In North Africa, young people's frustrations drove them to topple their leaders. There has been no youth-driven revolt in sub-Saharan Africa, but the frustration is no less palpable.
When Mkhuleko Hlengwa arrived in Cape Town, South Africa, for the opening of parliament in February, the 25-year-old made heads turn. The youngest member of parliament was sporting a red bow tie, matching red footwear and a black suit. He had a button on his lapel that read "No to rape." His message was clear. 'I'm young, full of self-confidence and am going to focus on the things that are important to young people.'
As one of 18 deputies from the conservative Inkatha Freedom Party (IFP), Hlengwa faces formidable political opponents, the ruling African National Conference (ANC), who have 264 of the 400 seats, a comfortable majority. Hlengwa says his youth is not an issue with the IFP.
"They've got a clear understanding that it is not really much about age, but about the work that needs to be done," he told DW.
Hlengwa wants to see young South Africans playing an active role in the life of their country and holding their rulers accountable for their actions. Combating violence against women is a priority. There were 64,000 reported cases of rape in South Africa in 2012. The real figure, human rights organizations say, is probably far higher.
Invest in recreation and sport
Fighting unemployment and improving education are also important for the young deputy. If youth unemployment remains stubbornly high – it currently stands at 50 percent, double the national average – then Hlengwa is convinced South Africa will find itself on difficult terrain, like one of its neighbors.
"Zimabwe is a case in point where human rights are down-trodden and the country has collapsed," he said . "South Africa is headed in that direction as long as it does not take the problems and the expressions of young people seriously."
Hlengwa believes the state should not only be investing in education and health, but also in recreation and sport. "Young people can only contribute to the South African economy, if the conditions are right," he said
Sick of corruption
Yusuf Kiranda from Uganda shares such views. The 31-year-old works in Kampala for the Konrad Adenauer Foundation, a German organization which seeks to promote democracy and civil society. Kiranda is supporting a group of young Ugandan managers who are trying to develop alternative solutions to the country's present political problems.
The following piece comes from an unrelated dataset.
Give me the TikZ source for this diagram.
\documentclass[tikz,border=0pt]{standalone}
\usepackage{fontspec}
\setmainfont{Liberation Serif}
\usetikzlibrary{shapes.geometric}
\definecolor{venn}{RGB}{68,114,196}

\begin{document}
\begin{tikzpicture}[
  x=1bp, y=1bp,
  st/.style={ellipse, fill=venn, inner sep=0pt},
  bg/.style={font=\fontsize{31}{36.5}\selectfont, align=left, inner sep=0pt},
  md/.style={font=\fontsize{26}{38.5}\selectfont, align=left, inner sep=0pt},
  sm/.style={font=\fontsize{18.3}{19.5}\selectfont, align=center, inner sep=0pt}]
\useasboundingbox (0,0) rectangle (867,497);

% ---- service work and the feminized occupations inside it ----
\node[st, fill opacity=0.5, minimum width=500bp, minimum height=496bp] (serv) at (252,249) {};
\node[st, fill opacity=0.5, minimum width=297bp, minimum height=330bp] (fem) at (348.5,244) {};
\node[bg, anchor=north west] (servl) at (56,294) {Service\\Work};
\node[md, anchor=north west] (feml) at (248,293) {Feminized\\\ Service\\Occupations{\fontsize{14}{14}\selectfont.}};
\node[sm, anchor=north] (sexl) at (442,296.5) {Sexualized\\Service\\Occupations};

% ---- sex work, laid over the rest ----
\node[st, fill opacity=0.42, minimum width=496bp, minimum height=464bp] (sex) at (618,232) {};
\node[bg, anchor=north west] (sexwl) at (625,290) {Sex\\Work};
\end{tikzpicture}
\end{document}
Youth unemployment is also the biggest issue in Uganda, Kiranda told DW. The future looks bleak for young people and the government is doing nothing to rectify this.
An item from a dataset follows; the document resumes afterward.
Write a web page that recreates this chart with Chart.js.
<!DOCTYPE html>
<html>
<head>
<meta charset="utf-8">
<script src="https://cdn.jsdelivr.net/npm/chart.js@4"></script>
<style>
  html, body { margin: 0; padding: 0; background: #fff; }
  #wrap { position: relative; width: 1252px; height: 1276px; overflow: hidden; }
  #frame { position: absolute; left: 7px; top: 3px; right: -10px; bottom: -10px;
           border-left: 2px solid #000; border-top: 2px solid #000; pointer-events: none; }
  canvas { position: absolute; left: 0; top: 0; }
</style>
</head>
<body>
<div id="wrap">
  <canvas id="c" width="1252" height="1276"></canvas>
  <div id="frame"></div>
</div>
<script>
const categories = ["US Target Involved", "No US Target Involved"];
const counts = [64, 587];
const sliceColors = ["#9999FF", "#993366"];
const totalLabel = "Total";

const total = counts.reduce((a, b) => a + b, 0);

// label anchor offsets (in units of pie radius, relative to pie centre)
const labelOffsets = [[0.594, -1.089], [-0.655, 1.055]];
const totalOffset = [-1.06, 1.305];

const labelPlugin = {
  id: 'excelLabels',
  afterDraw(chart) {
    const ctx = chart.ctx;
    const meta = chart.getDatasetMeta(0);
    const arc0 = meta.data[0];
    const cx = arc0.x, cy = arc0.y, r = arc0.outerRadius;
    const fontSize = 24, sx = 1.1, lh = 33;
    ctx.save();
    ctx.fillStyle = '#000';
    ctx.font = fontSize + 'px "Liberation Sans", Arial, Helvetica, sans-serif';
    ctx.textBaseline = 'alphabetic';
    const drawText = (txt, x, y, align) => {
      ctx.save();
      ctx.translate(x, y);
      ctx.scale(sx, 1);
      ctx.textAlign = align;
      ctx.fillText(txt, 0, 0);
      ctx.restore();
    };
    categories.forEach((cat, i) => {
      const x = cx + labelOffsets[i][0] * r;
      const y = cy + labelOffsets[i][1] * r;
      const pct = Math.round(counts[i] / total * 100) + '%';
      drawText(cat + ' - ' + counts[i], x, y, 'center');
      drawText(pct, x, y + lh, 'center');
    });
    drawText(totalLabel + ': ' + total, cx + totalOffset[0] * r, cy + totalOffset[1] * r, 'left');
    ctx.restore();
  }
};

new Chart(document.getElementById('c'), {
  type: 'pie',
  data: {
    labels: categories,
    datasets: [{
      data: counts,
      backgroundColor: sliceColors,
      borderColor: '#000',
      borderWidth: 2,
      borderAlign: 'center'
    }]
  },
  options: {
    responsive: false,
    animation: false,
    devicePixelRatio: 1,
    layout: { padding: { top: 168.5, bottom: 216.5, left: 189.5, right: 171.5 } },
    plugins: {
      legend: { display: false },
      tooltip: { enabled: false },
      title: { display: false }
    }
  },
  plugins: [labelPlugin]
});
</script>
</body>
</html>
"The youth continue to be disgusted by the pervasive corruption in the public sector. Funds that are initially allocated for programs – among them those which are suppose to empower the youth - are squandered and misappropriated," Kiranda said.
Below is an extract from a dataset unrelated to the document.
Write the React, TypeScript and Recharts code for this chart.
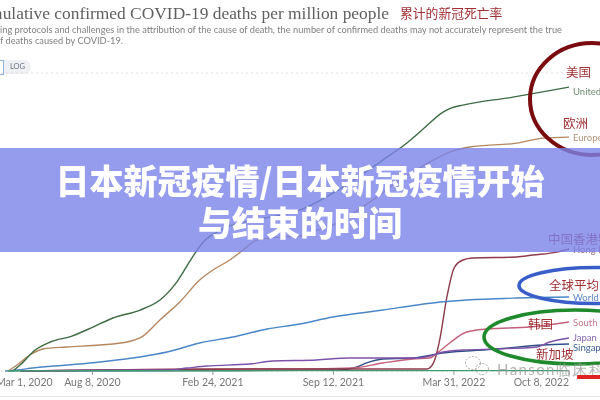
import { CartesianGrid, Line, LineChart, XAxis, YAxis } from "recharts";

type Pair = [number, number];

// [days since Mar 1 2020, confirmed deaths per million]
const unitedStates: Pair[] = [
  [28, 0], [40, 66], [65, 232], [90, 321], [126, 387], [161, 487], [194, 587], [239, 675],
  [272, 786], [300, 985], [325, 1251], [347, 1450], [367, 1539], [388, 1605], [438, 1683],
  [504, 1782], [576, 2037], [642, 2336], [682, 2524], [707, 2668], [742, 2867], [755, 2911],
  [775, 2945], [858, 3033], [886, 3066], [951, 3144],
];
const europe: Pair[] = [
  [20, 0], [35, 66], [56, 177], [78, 244], [118, 266], [173, 288], [217, 321], [244, 387],
  [272, 565], [305, 764], [338, 1007], [360, 1118], [388, 1229], [410, 1339], [433, 1450],
  [471, 1483], [504, 1494], [529, 1550], [559, 1616], [625, 1893], [670, 2114], [720, 2314],
  [753, 2424], [786, 2480], [864, 2524], [908, 2579], [951, 2590],
];
const world: Pair[] = [
  [15, 0], [35, 11], [61, 33], [118, 66], [173, 100], [239, 155], [284, 210], [338, 310],
  [393, 376], [450, 465], [504, 520], [559, 598], [642, 675], [699, 731], [737, 764],
  [781, 786], [864, 808], [951, 819],
];
const hongKong: Pair[] = [
  [40, 0], [173, 11], [504, 22], [670, 22], [715, 22], [723, 55], [728, 122], [737, 365],
  [748, 808], [761, 1151], [775, 1229], [791, 1251], [864, 1262], [891, 1284], [931, 1317],
  [951, 1351],
];
const japan: Pair[] = [
  [40, 0], [173, 10], [284, 11], [317, 33], [350, 55], [421, 77], [459, 111], [532, 122],
  [587, 144], [699, 144], [720, 166], [742, 210], [775, 232], [831, 244], [898, 266],
  [919, 321], [951, 365],
];
const southKorea: Pair[] = [
  [40, 0], [173, 11], [338, 22], [504, 22], [592, 33], [642, 89], [692, 133], [720, 144],
  [732, 199], [753, 310], [781, 432], [815, 465], [886, 487], [951, 542],
];
const singapore: Pair[] = [
  [40, 0], [338, 5], [570, 11], [599, 44], [615, 89], [642, 133], [692, 144], [742, 199],
  [831, 244], [908, 288], [951, 299],
];
const china: Pair[] = [[20, 0], [60, 3], [951, 4]];

const tickDays = [0, 160, 360, 560, 760, 951];
const tickLabels = ["Mar 1, 2020", "Aug 8, 2020", "Feb 24, 2021", "Sep 12, 2021", "Mar 31, 2022", "Oct 8, 2022"];
const yTicks = [0, 500, 1000, 1500, 2000, 2500, 3000];

const series: { name: string; color: string; points: Pair[] }[] = [
  { name: "Singapore", color: "#2f4f86", points: singapore },
  { name: "South Korea", color: "#c4607c", points: southKorea },
  { name: "Hong Kong", color: "#8c3a4c", points: hongKong },
  { name: "Japan", color: "#7d52a8", points: japan },
  { name: "World", color: "#4a86c8", points: world },
  { name: "Europe", color: "#b5875f", points: europe },
  { name: "United States", color: "#3e6b42", points: unitedStates },
  { name: "China", color: "#3f9a70", points: china },
];

const lato = "Lato, sans-serif";
const cjk = '"Noto Sans CJK SC", sans-serif';
const noteRed = "#a03034";

function toRows(points: Pair[]) {
  return points.map(([day, value]) => ({ day, value }));
}

function DateTick({ x, payload }: any) {
  const i = tickDays.indexOf(payload.value);
  const anchor = i === 0 ? "start" : i === tickDays.length - 1 ? "end" : "middle";
  return (
    <g>
      <line x1={x} x2={x} y1={371} y2={375} stroke="#999" />
      <text x={x} y={386} textAnchor={anchor} fontFamily={lato} fontSize={10.5} fill="#777">
        {tickLabels[i]}
      </text>
    </g>
  );
}

function Note({ x, y, children }: { x: number; y: number; children: string }) {
  return (
    <text x={x} y={y} fontFamily={cjk} fontSize={12.5} fill={noteRed} dominantBaseline="central">
      {children}
    </text>
  );
}

function EndLabel({ y, color, children }: { y: number; color: string; children: string }) {
  return (
    <text x={573} y={y} fontFamily={lato} fontSize={9.5} fill={color} dominantBaseline="central">
      {children}
    </text>
  );
}

export default function App() {
  return (
    <div
      style={{
        position: "fixed",
        left: 0,
        top: 0,
        width: 600,
        height: 400,
        overflow: "hidden",
        background: "#fff",
        filter: "blur(0.45px)",
      }}
    >
      {/* header, cropped on the left like the screenshot */}
      <div
        style={{
          position: "absolute",
          right: 211,
          top: 3,
          whiteSpace: "nowrap",
          fontFamily: '"Liberation Serif", serif',
          fontSize: 17.4,
          color: "#5f5f5f",
        }}
      >
        Cumulative confirmed COVID-19 deaths per million people
      </div>
      <div
        style={{
          position: "absolute",
          right: 38,
          top: 24,
          whiteSpace: "nowrap",
          fontFamily: lato,
          fontSize: 9.25,
          color: "#808080",
        }}
      >
        Due to varying protocols and challenges in the attribution of the cause of death, the number of confirmed deaths may not accurately represent the true
      </div>
      <div
        style={{
          position: "absolute",
          right: 477,
          top: 35,
          whiteSpace: "nowrap",
          fontFamily: lato,
          fontSize: 9.25,
          color: "#808080",
        }}
      >
        number of deaths caused by COVID-19.
      </div>
      <div
        style={{
          position: "absolute",
          left: 4,
          top: 60,
          width: 27,
          height: 14,
          borderRadius: "0 7px 7px 0",
          background: "#eef0f4",
          fontFamily: lato,
          fontSize: 7.5,
          lineHeight: "14px",
          textAlign: "center",
          color: "#6a7480",
        }}
      >
        LOG
      </div>
      <div
        style={{
          position: "absolute",
          left: 0,
          top: 60,
          width: 3,
          height: 13,
          borderRight: "1px solid #8fb4dc",
          borderTop: "1px solid #8fb4dc",
          borderBottom: "1px solid #8fb4dc",
        }}
      />
      <div
        style={{
          position: "absolute",
          left: 400,
          top: 4,
          fontFamily: cjk,
          fontSize: 12.8,
          lineHeight: "18px",
          whiteSpace: "nowrap",
          color: noteRed,
        }}
      >
        累计的新冠死亡率
      </div>

      <div style={{ position: "absolute", left: -4, top: 0 }}>
        <LineChart width={604} height={400} margin={{ top: 73, right: 31, bottom: 0, left: 0 }}>
          <CartesianGrid vertical={false} stroke="#dedede" strokeDasharray="2 3" />
          <XAxis
            type="number"
            dataKey="day"
            domain={[0, 951]}
            ticks={tickDays}
            interval={0}
            tick={<DateTick />}
            tickLine={false}
            axisLine={false}
            height={29}
          />
          <YAxis
            type="number"
            width={0}
            domain={[0, 3300]}
            ticks={yTicks}
            tick={false}
            tickLine={false}
            axisLine={false}
          />
          {series.map((s) => (
            <Line
              key={s.name}
              data={toRows(s.points)}
              dataKey="value"
              name={s.name}
              type="monotone"
              stroke={s.color}
              strokeWidth={1.4}
              dot={false}
              isAnimationActive={false}
            />
          ))}
        </LineChart>
      </div>

      {/* hand drawn rings and notes on the screenshot */}
      <svg width={600} height={400} style={{ position: "absolute", left: 0, top: 0 }}>
        <ellipse cx={592} cy={99} rx={62} ry={56} fill="none" stroke="#7a0c10" strokeWidth={4} />
        <ellipse cx={595} cy={285.5} rx={76} ry={18} fill="none" stroke="#3a5ec8" strokeWidth={3.6} />
        <ellipse cx={575} cy={337} rx={91} ry={27} fill="none" stroke="#1f8a2c" strokeWidth={3.6} />
        <Note x={566} y={71}>美国</Note>
        <Note x={563} y={122}>欧洲</Note>
        <Note x={548} y={238}>中国香港特</Note>
        <Note x={549} y={284}>全球平均</Note>
        <Note x={528} y={323}>韩国</Note>
        <Note x={536} y={353}>新加坡</Note>
        <EndLabel y={91} color="#6f8f72">United States</EndLabel>
        <EndLabel y={137} color="#b3957a">Europe</EndLabel>
        <EndLabel y={249} color="#9a6a78">Hong Kong</EndLabel>
        <EndLabel y={297} color="#5c84c4">World</EndLabel>
        <EndLabel y={322} color="#c9778f">South Korea</EndLabel>
        <EndLabel y={337} color="#8463b4">Japan</EndLabel>
        <EndLabel y={347} color="#3f5f92">Singapore</EndLabel>
        {/* watermark */}
        <g fill="none" stroke="#aaa" strokeWidth={1} strokeDasharray="2 1.5">
          <ellipse cx={473} cy={363} rx={7.5} ry={6.5} />
          <ellipse cx={482} cy={369} rx={6.5} ry={5.5} />
        </g>
        <text x={497} y={375} fontFamily={lato} fontSize={15} letterSpacing={1.4} fill="#999" fillOpacity={0.75}>
          Hanson临床科
        </text>
        <rect x={577} y={375} width={23} height={4} fill="#e02424" />
      </svg>
      <div
        style={{
          position: "absolute",
          left: 0,
          top: 396,
          width: 600,
          height: 1,
          background: "#e6e6e6",
        }}
      />

      {/* title banner */}
      <div
        style={{
          position: "absolute",
          left: 0,
          top: 148,
          width: 600,
          height: 104,
          background: "rgba(122,131,232,0.8)",
          color: "#fff",
          fontFamily: cjk,
          fontWeight: 900,
          fontSize: 34,
          lineHeight: "42px",
          textAlign: "center",
          paddingTop: 11,
          boxSizing: "border-box",
        }}
      >
        日本新冠疫情/日本新冠疫情开始
        <br />
        与结束的时间
      </div>
    </div>
  );
}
He added that no action is taken by the government to ensure that those responsible for stealing public funds are reprimanded or face the consequences.
"So the frustration is no job, conditions are bad now, but there is nothing that is being done that could make conditions better" is how Kiranda describes the predicament of young people in Uganda.
Not around during liberation
Kiranda and other young people like him are fed up with hearing their rulers blame the colonial era for the inadequacies of the education system. That is so far back in the past that it is no longer a valid excuse for the absence of reform, they say. The education system should be overhauled so it can offer young people proper training for the world of work, Kiranda believes.
Africa has a young population. Two thirds of Africans south of the Sahara are under 25, yet the needs of young people are not given priority. In Uganda, there are youth quotas for representation in the local and national assemblies, but their impact on political life appears minimal.
"Even when the young people try to speak out they are not being listened to and they are always reminded of the fact that they were not there when the liberation movement was taking place," he said.
Kiranda complains that older politicians don't understand that young people don't simply want to talk about the future, they want to help shape the present, here and now.
John Kufuor qualifies as an "older politician." The 74-year-old former Ghanaian president insists young people are gaining influence in political life in his country. Age is no longer the barrier it once was.
"If you come to the parliament of Ghana now you will find a parliament of 275 members," he told DW. "I believe that over 50 percent must be under the age of 40, 45. Many young people now are given ascendancy. Africa is changing very fast, it is opening up," he said.
Kufuor believes young Africans like Mkhuleko Hlengwa or Yusuf Kiranda will drive that change. They will not easily be silenced. According to Hlengwa, the older generation must do their jobs better in future, or "they will have to take their leave."